Mulder goes back to the sewage processing plant hoping Fluke will return there. Scully warns Mulder that Fluke could multiply if it finds a new host. Another worker falls in and Fluke attacks him, so Mulder jumps in to help. Hope Mulder retires that suit because dry cleaning won’t save it. Mulder saves the worker, chases Fluke and cuts him in half. Now if this was Leviathan, that would just mean one monster became two. But we see the lower half sink. Hope they recover both parts and dispose of Fluke properly. By the way, what is the proper way to dispose of a human-sized flatworm?

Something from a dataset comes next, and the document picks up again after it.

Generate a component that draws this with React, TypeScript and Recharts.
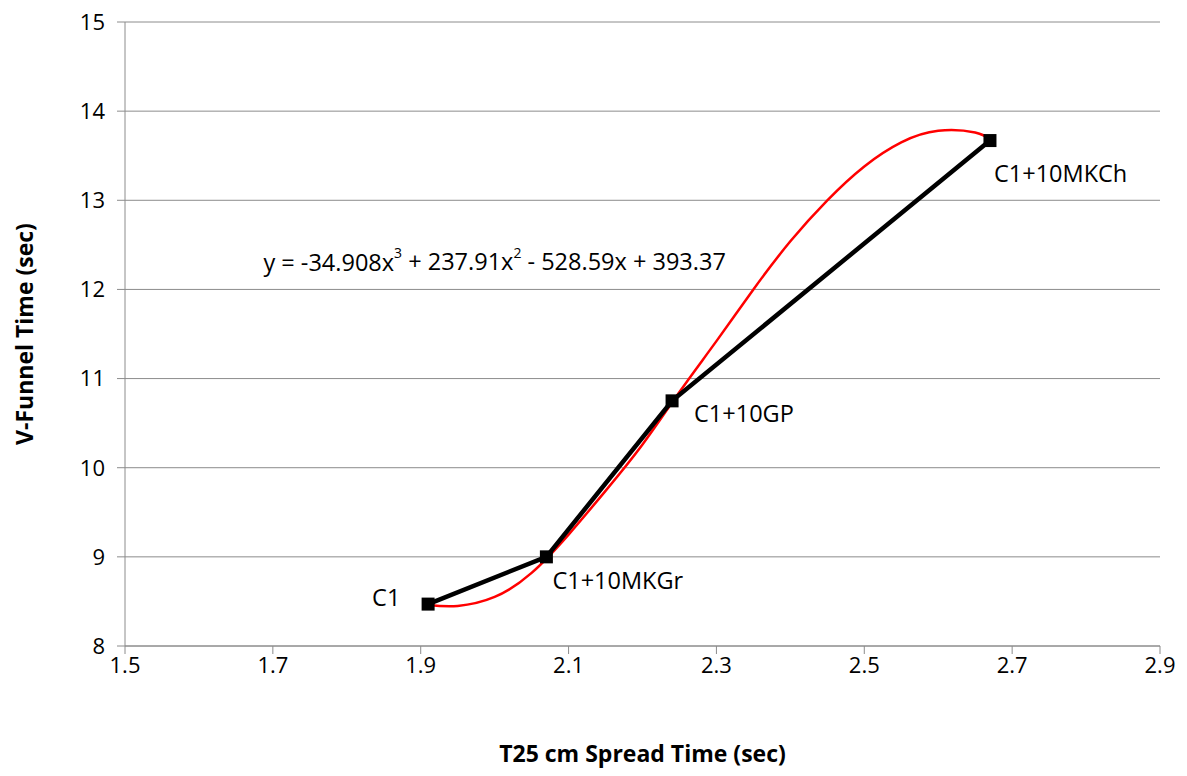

Sculder meet later to discuss the case. Scully tells Mulder the parasite is still capable of spontaneous regeneration just like any flatworm, but she’s doing that weird looping voiceover thing again. Sestra, did you read anything about why they needed to keep dubbing parts of Scully’s dialogue for this ep? In the end, Scully blames science, not nature for the ... fluke. From her description, Fluke should be more like Godzilla. But Fluke Jr. (the coughed up flatworm) is apparently still out there. Or is it the one Mulder cut in half? Or, as usual, is it left open to interpretation?
Sestra Professional:
It really has to be some kind of Fluke that the guy in the costume for this episode -- Darin Morgan -- turned out to be my favorite television writer of all time. There was just no way of knowing that would come to pass, although when you hear the tale of how he sat down next to David Duchovny on an airplane and asked for an autograph, "To my arch nemesis," you could see the penchant for creativity. Much, much more on him to come. For now, he's stuck in what was purported to be spectacularly uncomfortable worm wear.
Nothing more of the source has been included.